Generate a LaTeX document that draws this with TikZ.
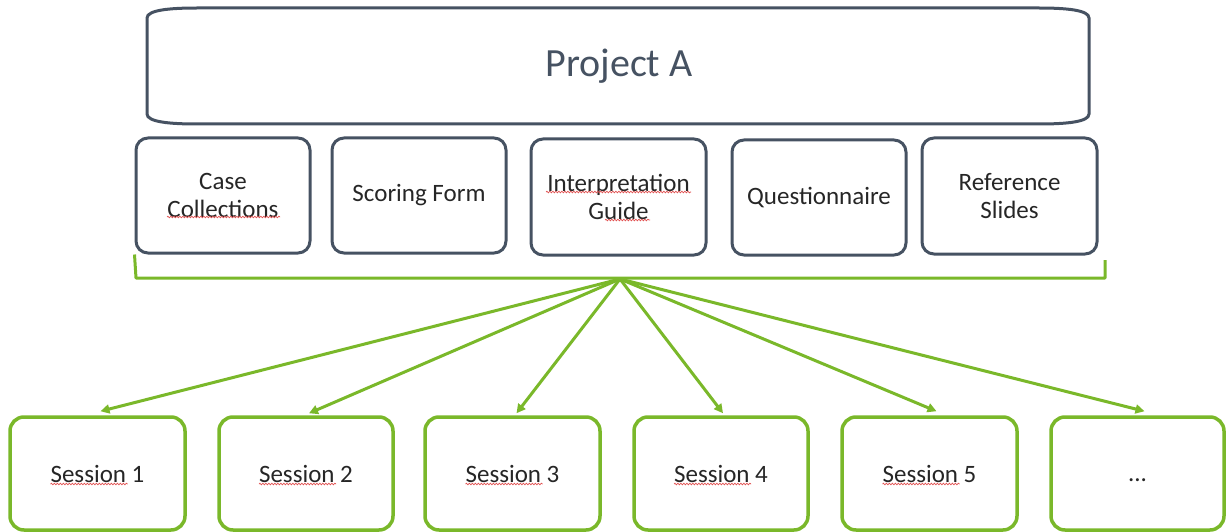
\documentclass[tikz,border=0pt]{standalone}
\usepackage{fontspec}
\setmainfont{Carlito}
\usetikzlibrary{arrows.meta,calc,decorations.pathmorphing}
\definecolor{dk}{RGB}{70,82,98}
\definecolor{gr}{RGB}{122,184,42}
\definecolor{tx}{RGB}{38,38,38}
\definecolor{sp}{RGB}{225,80,80}
\begin{document}
\begin{tikzpicture}[x=1pt,y=-1pt,
  topbox/.style={draw=dk,line width=3pt,rounded corners=12pt,minimum width=174pt,minimum height=115pt,align=center,text=tx,font=\fontsize{25}{28}\selectfont,inner sep=0pt},
  sesbox/.style={draw=gr,line width=3.5pt,rounded corners=14pt,minimum width=174pt,minimum height=113pt,align=center,text=tx,font=\fontsize{25}{28}\selectfont,inner sep=0pt},
  link/.style={draw=gr,line width=3pt,-{Triangle[length=9pt,width=9pt]}},
  bracket/.style={draw=gr,line width=3pt},
  squig/.style={draw=sp,line width=0.7pt,decorate,decoration={snake,amplitude=0.8pt,segment length=3pt}}]
\useasboundingbox (0,0) rectangle (1226,532);
% Project A
\draw[dk,line width=3pt] (147,18) -- (147,114) .. controls (147,122) and (170,124) .. (197,124) -- (1039,124) .. controls (1066,124) and (1089,122) .. (1089,114) -- (1089,18) .. controls (1089,10) and (1066,8) .. (1039,8) -- (197,8) .. controls (170,8) and (147,10) .. (147,18) -- cycle;
\node[text=dk,font=\fontsize{40}{44}\selectfont,inner sep=0pt] (pa) at (619,66) {Project A};
% components
\node[topbox] (c1) at (223,195.5) {Case\\Collections};
\node[topbox] (c2) at (419,195.5) {Scoring Form};
\node[topbox,minimum width=175pt,minimum height=116pt] (c3) at (618.5,197) {Interpretation\\Guide};
\node[topbox] (c4) at (819,197.5) {Questionnaire};
\node[topbox,minimum width=175pt,minimum height=116pt] (c5) at (1009.5,196) {Reference\\Slides};
% spelling marks
\draw[squig] ($(c1)+(-56,21.5)$) -- ($(c1)+(57,21.5)$);
\draw[squig] ($(c3)+(-72.5,-5)$) -- ($(c3)+(72.5,-5)$);
\draw[squig] ($(c3)+(-13.5,23)$) -- ($(c3)+(31.5,23)$);
% bracket
\coordinate (bl) at (136,278);
\coordinate (br) at (1105,278);
\coordinate (brt) at (1105,260);
\coordinate (hub) at (620,279);
\draw[bracket,line join=round] (c1.south west) -- (bl) -- (br) -- (brt);
% sessions
\node[sesbox,minimum width=175pt] (s1) at (97.5,473.5) {Session 1};
\node[sesbox] (s2) at (306,473.5) {Session 2};
\node[sesbox,minimum width=175pt] (s3) at (512.5,473.5) {Session 3};
\node[sesbox] (s4) at (721,473.5) {Session 4};
\node[sesbox,minimum width=175pt] (s5) at (929.5,473.5) {Session 5};
\node[sesbox,minimum width=173pt] (s6) at (1137.5,473.5) {\vphantom{S}...};
\foreach \s in {s1,s2,s3,s4,s5}{
  \draw[squig] ($(\s)+(-47,10.5)$) -- ($(\s)+(30,10.5)$);
}
% links
\draw[link] (hub) -- ($(s1.north)+(3,-4)$);
\draw[link] (hub) -- ($(s2.north)+(3,-2)$);
\draw[link] (hub) -- ($(s3.north)+(4,-2)$);
\draw[link] (hub) -- ($(s4.north)+(2,-2)$);
\draw[link] (hub) -- ($(s5.north)+(7,-4)$);
\draw[link] (hub) -- ($(s6.north)+(7,-4)$);
\end{tikzpicture}
\end{document}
__________________________________________________
• Goal of the exercise:
Transcribe the full listing above exactly as it stands, minus the pictures.

• Output below:
Generate a LaTeX document that draws this with TikZ.
\documentclass[tikz,border=0pt]{standalone}
\usepackage{fontspec}
\setmainfont{Carlito}
\usetikzlibrary{arrows.meta,calc,decorations.pathmorphing}
\definecolor{dk}{RGB}{70,82,98}
\definecolor{gr}{RGB}{122,184,42}
\definecolor{tx}{RGB}{38,38,38}
\definecolor{sp}{RGB}{225,80,80}
\begin{document}
\begin{tikzpicture}[x=1pt,y=-1pt,
  topbox/.style={draw=dk,line width=3pt,rounded corners=12pt,minimum width=174pt,minimum height=115pt,align=center,text=tx,font=\fontsize{25}{28}\selectfont,inner sep=0pt},
  sesbox/.style={draw=gr,line width=3.5pt,rounded corners=14pt,minimum width=174pt,minimum height=113pt,align=center,text=tx,font=\fontsize{25}{28}\selectfont,inner sep=0pt},
  link/.style={draw=gr,line width=3pt,-{Triangle[length=9pt,width=9pt]}},
  bracket/.style={draw=gr,line width=3pt},
  squig/.style={draw=sp,line width=0.7pt,decorate,decoration={snake,amplitude=0.8pt,segment length=3pt}}]
\useasboundingbox (0,0) rectangle (1226,532);
% Project A
\draw[dk,line width=3pt] (147,18) -- (147,114) .. controls (147,122) and (170,124) .. (197,124) -- (1039,124) .. controls (1066,124) and (1089,122) .. (1089,114) -- (1089,18) .. controls (1089,10) and (1066,8) .. (1039,8) -- (197,8) .. controls (170,8) and (147,10) .. (147,18) -- cycle;
\node[text=dk,font=\fontsize{40}{44}\selectfont,inner sep=0pt] (pa) at (619,66) {Project A};
% components
\node[topbox] (c1) at (223,195.5) {Case\\Collections};
\node[topbox] (c2) at (419,195.5) {Scoring Form};
\node[topbox,minimum width=175pt,minimum height=116pt] (c3) at (618.5,197) {Interpretation\\Guide};
\node[topbox] (c4) at (819,197.5) {Questionnaire};
\node[topbox,minimum width=175pt,minimum height=116pt] (c5) at (1009.5,196) {Reference\\Slides};
% spelling marks
\draw[squig] ($(c1)+(-56,21.5)$) -- ($(c1)+(57,21.5)$);
\draw[squig] ($(c3)+(-72.5,-5)$) -- ($(c3)+(72.5,-5)$);
\draw[squig] ($(c3)+(-13.5,23)$) -- ($(c3)+(31.5,23)$);
% bracket
\coordinate (bl) at (136,278);
\coordinate (br) at (1105,278);
\coordinate (brt) at (1105,260);
\coordinate (hub) at (620,279);
\draw[bracket,line join=round] (c1.south west) -- (bl) -- (br) -- (brt);
% sessions
\node[sesbox,minimum width=175pt] (s1) at (97.5,473.5) {Session 1};
\node[sesbox] (s2) at (306,473.5) {Session 2};
\node[sesbox,minimum width=175pt] (s3) at (512.5,473.5) {Session 3};
\node[sesbox] (s4) at (721,473.5) {Session 4};
\node[sesbox,minimum width=175pt] (s5) at (929.5,473.5) {Session 5};
\node[sesbox,minimum width=173pt] (s6) at (1137.5,473.5) {\vphantom{S}...};
\foreach \s in {s1,s2,s3,s4,s5}{
  \draw[squig] ($(\s)+(-47,10.5)$) -- ($(\s)+(30,10.5)$);
}
% links
\draw[link] (hub) -- ($(s1.north)+(3,-4)$);
\draw[link] (hub) -- ($(s2.north)+(3,-2)$);
\draw[link] (hub) -- ($(s3.north)+(4,-2)$);
\draw[link] (hub) -- ($(s4.north)+(2,-2)$);
\draw[link] (hub) -- ($(s5.north)+(7,-4)$);
\draw[link] (hub) -- ($(s6.north)+(7,-4)$);
\end{tikzpicture}
\end{document}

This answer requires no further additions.